3. Misleading pricing
ASA has picked up on the selling of products using techniques such as ‘bait-pricing’, ‘drip-pricing’ and ‘partition pricing’ structures where subsequent charges are added to the original advertised price at later stages of the transaction.
An example they provide is the hotel that doesn’t include VAT in its room price. This is an obvious additional costs that is payable by all consumers.
Therefore, businesses are advised to be careful when using these methods as the ASA is making it clear that it will be monitoring them closely.
4. Misleading testimonials
ASA has requested that companies provide proof that the testimonials posted on their websites are genuine.

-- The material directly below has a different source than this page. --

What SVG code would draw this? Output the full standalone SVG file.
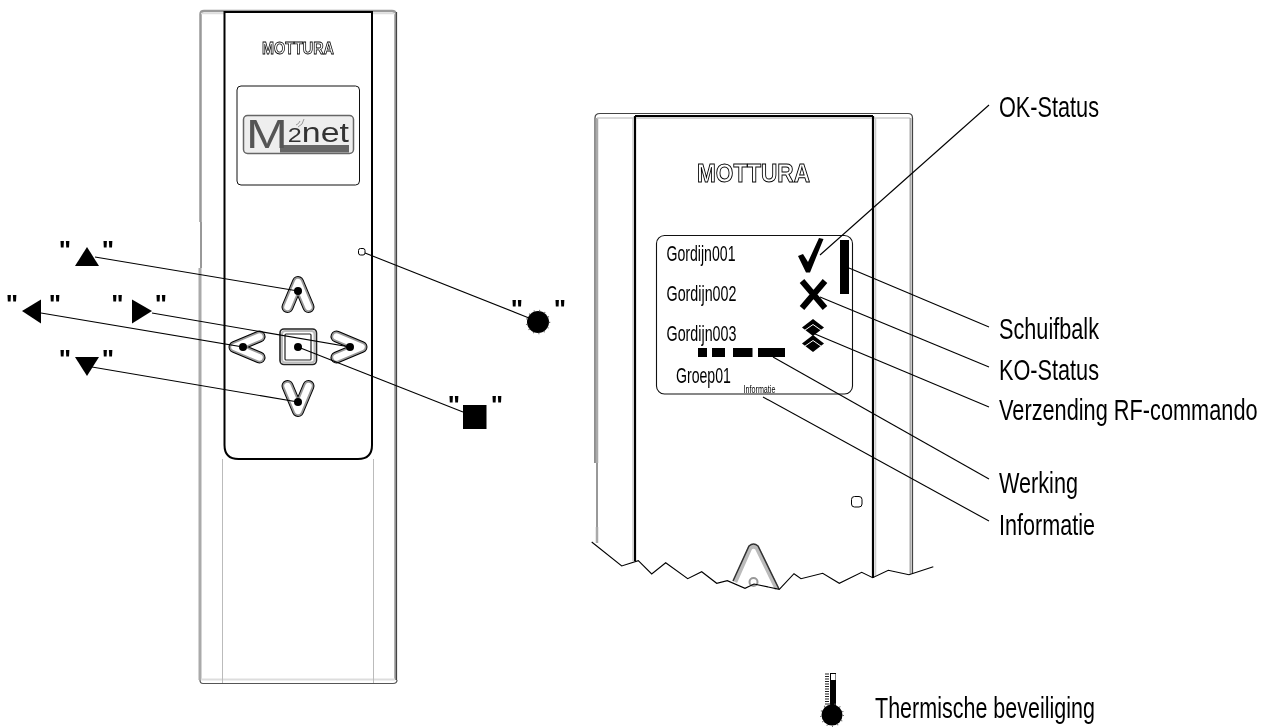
<svg xmlns="http://www.w3.org/2000/svg" width="1271" height="728" viewBox="0 0 1271 728">
<style>
text{font-family:"Liberation Sans",Arial,sans-serif;fill:#000}
.lab{font-size:30px}
.disp{font-size:22px}
.q{font-size:26px;text-anchor:middle;font-weight:bold}
.logo{font-weight:bold;fill:#fff;stroke:#000;stroke-width:.8}
.conn line{stroke:#000;stroke-width:1.1;fill:none}
.f{fill:none;stroke-linejoin:round}
.dot{fill:#000}
.spk{fill:none;stroke:#666;stroke-width:1.500;stroke-dasharray:1 4.500}
</style>
<defs>
<filter id="flat" filterUnits="userSpaceOnUse" x="0" y="0" width="1271" height="728" color-interpolation-filters="sRGB"><feOffset dx="0" dy="0"/></filter>
<g id="chev">
<polyline class="f" points="-10.5,16 0,-9 10.5,16" stroke="#000" stroke-width="12" stroke-linecap="round"/>
<polyline class="f" points="-10.5,16 0,-9 10.5,16" stroke="#999" stroke-width="10" stroke-linecap="round"/>
<polyline class="f" points="-10.5,16 0,-9 10.5,16" stroke="#fff" stroke-width="6.500" stroke-linecap="round"/>
</g>
</defs>
<rect width="1271" height="728" fill="#fff"/>
<g filter="url(#flat)">

<g id="remote">
<path d="M200.500 222V14Q200.500 11 204 11H392Q395.500 11 395.500 14V680" fill="none" stroke="#999" stroke-width="2.500"/>
<path d="M200 268V680" fill="none" stroke="#aaa" stroke-width="3"/>
<path d="M201 222V268" fill="none" stroke="#333" stroke-width="1"/>
<path d="M396.500 12V680" fill="none" stroke="#444" stroke-width="1.200"/>
<path d="M201 13.500H395" stroke="#ddd" stroke-width="1.500"/>
<path d="M200 680Q200 683.500 203 683.500H393Q397 683.500 397 680" fill="none" stroke="#555" stroke-width="1.200"/>
<path d="M201 679.500H395" stroke="#ddd" stroke-width="2"/>
<path d="M222.500 459V683M373.500 459V683" stroke="#bbb" stroke-width="1"/>
<path d="M224.500 12V445Q224.500 459 238.500 459H358Q372 459 372 445V12Z" fill="#fff" stroke="#000" stroke-width="2"/>
<text class="logo" x="298" y="53.500" font-size="16" text-anchor="middle" textLength="72" lengthAdjust="spacingAndGlyphs">MOTTURA</text>
<rect x="237" y="86" width="122.500" height="99" rx="4" fill="#fff" stroke="#111" stroke-width="1"/>
<rect x="243.500" y="115.500" width="110" height="38" rx="4" fill="#eee" stroke="#666" stroke-width="1.500"/>
<rect x="280" y="145" width="69" height="7.500" fill="#666"/>
<text x="246" y="148" font-size="40" textLength="103" lengthAdjust="spacingAndGlyphs" style="fill:#555">M<tspan font-size="20" dy="-6" style="fill:#333">2</tspan><tspan font-size="27" style="fill:#333">net</tspan></text>
<path d="M296 125Q299 124 300 121M298 127Q303 125 304 119" fill="none" stroke="#999" stroke-width="1"/>
<rect x="358.500" y="248.500" width="6.500" height="6.500" rx="2" fill="#fff" stroke="#000" stroke-width="1"/>
</g>

<g id="btn-up"><use href="#chev" transform="translate(298 291)"/></g>
<g id="btn-down"><use href="#chev" transform="translate(298 402) rotate(180)"/></g>
<g id="btn-left"><use href="#chev" transform="translate(243.500 347) rotate(-90)"/></g>
<g id="btn-right"><use href="#chev" transform="translate(352.500 347) rotate(90)"/></g>
<g id="btn-center">
<rect x="280" y="329" width="36.500" height="35.500" rx="4" fill="#fff" stroke="#222" stroke-width="1.600"/>
<rect x="282" y="331" width="32.500" height="31.500" rx="3" fill="none" stroke="#bbb" stroke-width="2"/>
<rect x="285" y="334" width="26" height="26" rx="1" fill="#fff" stroke="#222" stroke-width="1.200"/>
</g>

<g id="legend-up"><polygon points="87,247 99,266 75,266"/><text class="q" x="65" y="258.500">"</text><text class="q" x="108" y="258.500">"</text></g>
<g id="legend-left"><polygon points="22,311 41,299.500 41,323.500"/><text class="q" x="12" y="312.500">"</text><text class="q" x="55" y="312.500">"</text></g>
<g id="legend-right"><polygon points="152,311 132,299.500 132,323.500"/><text class="q" x="117.500" y="312.500">"</text><text class="q" x="161" y="312.500">"</text></g>
<g id="legend-down"><polygon points="75,357 99,357 87,376"/><text class="q" x="65" y="367.500">"</text><text class="q" x="108" y="367.500">"</text></g>
<g id="legend-circle"><circle cx="538" cy="322" r="11"/><circle class="spk" cx="538" cy="322" r="11.500"/><text class="q" x="517" y="317.500">"</text><text class="q" x="560" y="317.500">"</text></g>
<g id="legend-square"><rect x="463" y="405" width="23.500" height="24"/><text class="q" x="454" y="413.500">"</text><text class="q" x="497" y="413.500">"</text></g>

<g id="receiver">
<path d="M595 463V118Q595 113.500 600 113.500H908Q912.500 113.500 912.500 118V574" fill="none" stroke="#444" stroke-width="1.200"/>
<path d="M597 118V463M597 527V543" stroke="#aaa" stroke-width="2.500"/>
<path d="M597 463V527" stroke="#333" stroke-width="1"/>
<path d="M597 118H910" stroke="#ccc" stroke-width="1.500"/>
<path d="M910.500 118V574" stroke="#aaa" stroke-width="2"/>
<path d="M635 116V561M873 116V578" stroke="#000" stroke-width="2.200"/>
<path d="M633 118V561M875.500 118V576" stroke="#ccc" stroke-width="1.500"/>
<path d="M635 116H873" stroke="#000" stroke-width="2"/>
<path d="M636 118H872" stroke="#ccc" stroke-width="1"/>
<text class="logo" x="753.500" y="182" font-size="26" text-anchor="middle" textLength="113" lengthAdjust="spacingAndGlyphs" style="stroke-width:1">MOTTURA</text>
<rect x="851.500" y="496.500" width="10.500" height="10.500" rx="3" fill="#fff" stroke="#000" stroke-width="1"/>
<path d="M735 582L750 548Q753.500 545 757 548L777 589" fill="none" stroke="#bbb" stroke-width="4.500"/>
<path d="M733 581L749 546Q753.500 542 758 546L779 589" fill="none" stroke="#333" stroke-width="1.500"/>
<circle cx="753.500" cy="582" r="4" fill="#fff" stroke="#999" stroke-width="2"/>
<polyline fill="none" stroke="#000" stroke-width="1.100" points="591.700,542 621.700,566 638.300,560.700 651.700,574 665.700,562.700 687.700,578.700 701.700,571.700 716.700,583.300 727.300,580.700 745,588.300 754,584 779.300,589.300 794,573.700 801,578.700 822.700,573.300 839.300,583.300 861.700,572.300 872.700,577.700 888.300,570.300 909,574.700 933.300,566.700"/>
</g>

<g id="display">
<rect x="656.500" y="235.500" width="196" height="158.500" rx="8" fill="#fff" stroke="#111" stroke-width="1.100"/>
<text class="disp" x="666.500" y="260.500" textLength="69" lengthAdjust="spacingAndGlyphs">Gordijn001</text>
<text class="disp" x="666.500" y="301" textLength="70" lengthAdjust="spacingAndGlyphs">Gordijn002</text>
<text class="disp" x="666.500" y="341" textLength="70" lengthAdjust="spacingAndGlyphs">Gordijn003</text>
<text class="disp" transform="translate(676 382.500) scale(.642 1)">Groep01</text>
<text font-size="11" transform="translate(743.500 393) scale(.654 1)">Informatie</text>
<polygon points="798,256 803,254 808,262 819,238 823.500,239 810,272.500 806,272.500"/>
<path d="M802 281L825 308M825 281L802 308" stroke="#000" stroke-width="6" fill="none"/>
<rect x="840" y="240" width="9" height="54"/>
<polygon points="813,319 824,327.500 813,336 802,327.500"/>
<polygon points="813,335 824,343.500 813,352 802,343.500"/>
<path d="M803 331.500L813 324.500L823 331.500M803 347.500L813 340.500L823 347.500" fill="none" stroke="#fff" stroke-width="1"/>
<rect x="698" y="348" width="9" height="9"/>
<rect x="712" y="348" width="13" height="9"/>
<rect x="733" y="348" width="19.500" height="9"/>
<rect x="758" y="348" width="27" height="9"/>
</g>

<g id="connectors" class="conn">
<line x1="95" y1="257" x2="298" y2="291"/>
<line x1="41" y1="313" x2="243" y2="347"/>
<line x1="152" y1="313" x2="350" y2="347"/>
<line x1="92" y1="367" x2="298" y2="402"/>
<line x1="298" y1="347" x2="463" y2="412"/>
<line x1="365" y1="253" x2="529" y2="318"/>
<line x1="820" y1="255" x2="989" y2="105"/>
<line x1="849" y1="268" x2="989" y2="327"/>
<line x1="820" y1="297" x2="989" y2="367"/>
<line x1="815" y1="334" x2="989" y2="407"/>
<line x1="773" y1="357" x2="989" y2="479"/>
<line x1="763" y1="397" x2="989" y2="521"/>
</g>
<g id="dots">
<circle class="dot" cx="298" cy="291" r="4"/>
<circle class="dot" cx="298" cy="402" r="4"/>
<circle class="dot" cx="243" cy="347" r="4"/>
<circle class="dot" cx="350" cy="347" r="4"/>
<circle class="dot" cx="298" cy="347" r="4"/>
</g>

<g id="labels">
<text class="lab" x="999" y="117" textLength="100" lengthAdjust="spacingAndGlyphs">OK-Status</text>
<text class="lab" x="999" y="339" textLength="100" lengthAdjust="spacingAndGlyphs">Schuifbalk</text>
<text class="lab" x="999" y="380" textLength="100" lengthAdjust="spacingAndGlyphs">KO-Status</text>
<text class="lab" transform="translate(999 420) scale(.725 1)">Verzending RF-commando</text>
<text class="lab" x="999" y="493" textLength="79" lengthAdjust="spacingAndGlyphs">Werking</text>
<text class="lab" x="999" y="535" textLength="96" lengthAdjust="spacingAndGlyphs">Informatie</text>
</g>

<g id="thermal">
<rect x="830" y="673" width="6" height="35" fill="#000"/>
<rect x="831" y="674" width="4.500" height="6" fill="#fff"/>
<path d="M827 673.500V706" stroke="#222" stroke-width="4" stroke-dasharray="1 1.500" fill="none"/>
<circle cx="832" cy="715" r="10.500"/>
<circle class="spk" cx="832" cy="715" r="11.200"/>
<text class="lab" x="875" y="718" textLength="220" lengthAdjust="spacingAndGlyphs">Thermische beveiliging</text>
</g>
</g>
</svg>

Therefore, it is good practice to retain documentary evidence in relation to the source of any testimonials posted on your website.
Also considered misleading by ASA were the tweets of Wayne Rooney and Jack Wilshere:
The tweet from Wayne Rooney stated “My resolution – to start the year as a champion, and finish it as a champion…#makeitcount gonike.me/makeitcount”.
The tweet from Jack Wilshere stated “In 2012, I will come back for my club – and be ready for my country. #makeitcount.gonike.me/makeitcount”.
They held that these were misleading insofar as readers were misled into believing that the tweets were from the footballers and not sponsored tweets and that there was nothing obvious in the tweets to indicate that they were Nike marketing communications. ASA indicated that by using #ad in the post the tweets would not have breached the Committee of Advertising Practice (CAP) Code.
5. Misleading health claims
If you are marketing a health product the ASA has made it clear that you must have evidence to back up any health improvement claims that you suggest the product features.
Handle with care…
The use of some of these advertising techniques is clearly of interest to businesses and marketers looking to advertise in fresh and different ways. The key for businesses to be sure that any such advertising is fair and honest and does not mislead the customer. The ASA is clearly keeping a watchful eye on these 5 areas of concern and therefore it is prudent for businesses to err on the side of caution when implementing any such marketing tools.